● Aim:
Begin with the line that contains "Recreate this image", end with the line that contains "Chart.register(...registerables);", and extract exactly that stretch of lines.

● Record excerpts:
* * * * * * * * *
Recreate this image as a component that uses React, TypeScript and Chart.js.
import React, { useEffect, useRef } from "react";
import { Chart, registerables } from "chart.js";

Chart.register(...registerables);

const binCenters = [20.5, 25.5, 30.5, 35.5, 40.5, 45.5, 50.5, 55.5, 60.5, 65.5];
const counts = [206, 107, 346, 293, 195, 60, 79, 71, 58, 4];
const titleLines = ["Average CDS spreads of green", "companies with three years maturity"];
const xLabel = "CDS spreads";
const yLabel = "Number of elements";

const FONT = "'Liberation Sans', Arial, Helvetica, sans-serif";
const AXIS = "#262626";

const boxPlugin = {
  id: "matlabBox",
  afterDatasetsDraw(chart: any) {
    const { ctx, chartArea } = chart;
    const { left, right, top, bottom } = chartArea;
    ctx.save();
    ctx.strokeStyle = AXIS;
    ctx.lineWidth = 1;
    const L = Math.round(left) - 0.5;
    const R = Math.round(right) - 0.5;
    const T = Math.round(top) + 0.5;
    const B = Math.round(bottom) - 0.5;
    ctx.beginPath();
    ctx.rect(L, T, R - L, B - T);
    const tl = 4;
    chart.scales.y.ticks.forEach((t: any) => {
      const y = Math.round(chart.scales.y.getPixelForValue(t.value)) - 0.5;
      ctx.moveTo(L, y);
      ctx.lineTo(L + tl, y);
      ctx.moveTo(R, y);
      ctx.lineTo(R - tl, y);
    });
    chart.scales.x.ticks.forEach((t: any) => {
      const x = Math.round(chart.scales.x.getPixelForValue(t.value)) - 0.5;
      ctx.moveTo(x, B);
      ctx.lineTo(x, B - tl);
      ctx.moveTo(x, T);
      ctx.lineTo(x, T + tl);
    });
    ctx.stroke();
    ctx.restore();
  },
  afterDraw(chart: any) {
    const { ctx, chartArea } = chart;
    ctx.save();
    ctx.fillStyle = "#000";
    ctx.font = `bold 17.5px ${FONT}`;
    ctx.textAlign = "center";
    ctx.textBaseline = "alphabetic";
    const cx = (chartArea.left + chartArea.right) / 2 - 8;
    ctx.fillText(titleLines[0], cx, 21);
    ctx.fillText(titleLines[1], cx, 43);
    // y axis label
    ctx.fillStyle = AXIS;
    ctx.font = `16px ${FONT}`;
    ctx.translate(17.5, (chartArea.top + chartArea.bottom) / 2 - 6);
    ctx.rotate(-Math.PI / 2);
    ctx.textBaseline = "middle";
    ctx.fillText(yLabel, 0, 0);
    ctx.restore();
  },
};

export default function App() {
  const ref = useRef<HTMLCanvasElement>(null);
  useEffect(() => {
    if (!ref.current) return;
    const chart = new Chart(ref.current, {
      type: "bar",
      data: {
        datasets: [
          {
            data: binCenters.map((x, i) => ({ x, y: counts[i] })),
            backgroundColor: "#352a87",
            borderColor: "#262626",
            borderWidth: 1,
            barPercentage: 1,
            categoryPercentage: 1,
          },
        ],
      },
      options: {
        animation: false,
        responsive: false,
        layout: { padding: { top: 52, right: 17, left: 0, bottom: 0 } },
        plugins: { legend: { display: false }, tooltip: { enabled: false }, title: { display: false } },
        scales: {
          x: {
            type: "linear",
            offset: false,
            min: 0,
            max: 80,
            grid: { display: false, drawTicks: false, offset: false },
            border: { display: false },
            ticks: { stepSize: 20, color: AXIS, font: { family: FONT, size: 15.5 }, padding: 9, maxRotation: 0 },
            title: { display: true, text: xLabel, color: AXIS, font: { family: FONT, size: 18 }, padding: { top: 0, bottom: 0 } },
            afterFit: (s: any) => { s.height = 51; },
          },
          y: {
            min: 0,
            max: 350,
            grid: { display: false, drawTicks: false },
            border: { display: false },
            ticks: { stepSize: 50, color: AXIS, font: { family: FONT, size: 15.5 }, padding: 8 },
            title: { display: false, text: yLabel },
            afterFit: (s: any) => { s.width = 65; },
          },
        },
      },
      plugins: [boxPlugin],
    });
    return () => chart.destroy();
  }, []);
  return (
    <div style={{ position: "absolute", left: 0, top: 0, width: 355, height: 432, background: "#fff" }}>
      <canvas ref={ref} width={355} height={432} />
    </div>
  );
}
* * * * * * * * *
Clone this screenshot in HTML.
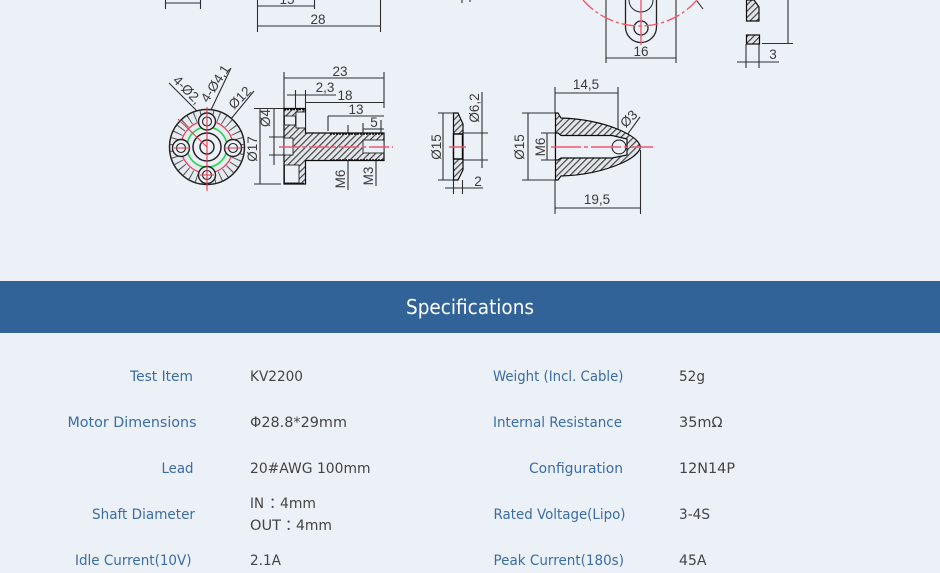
* * * * * * * * *
● Worked answer:
Recreate this image as a component that uses React, TypeScript and Chart.js.
import React, { useEffect, useRef } from "react";
import { Chart, registerables } from "chart.js";

Chart.register(...registerables);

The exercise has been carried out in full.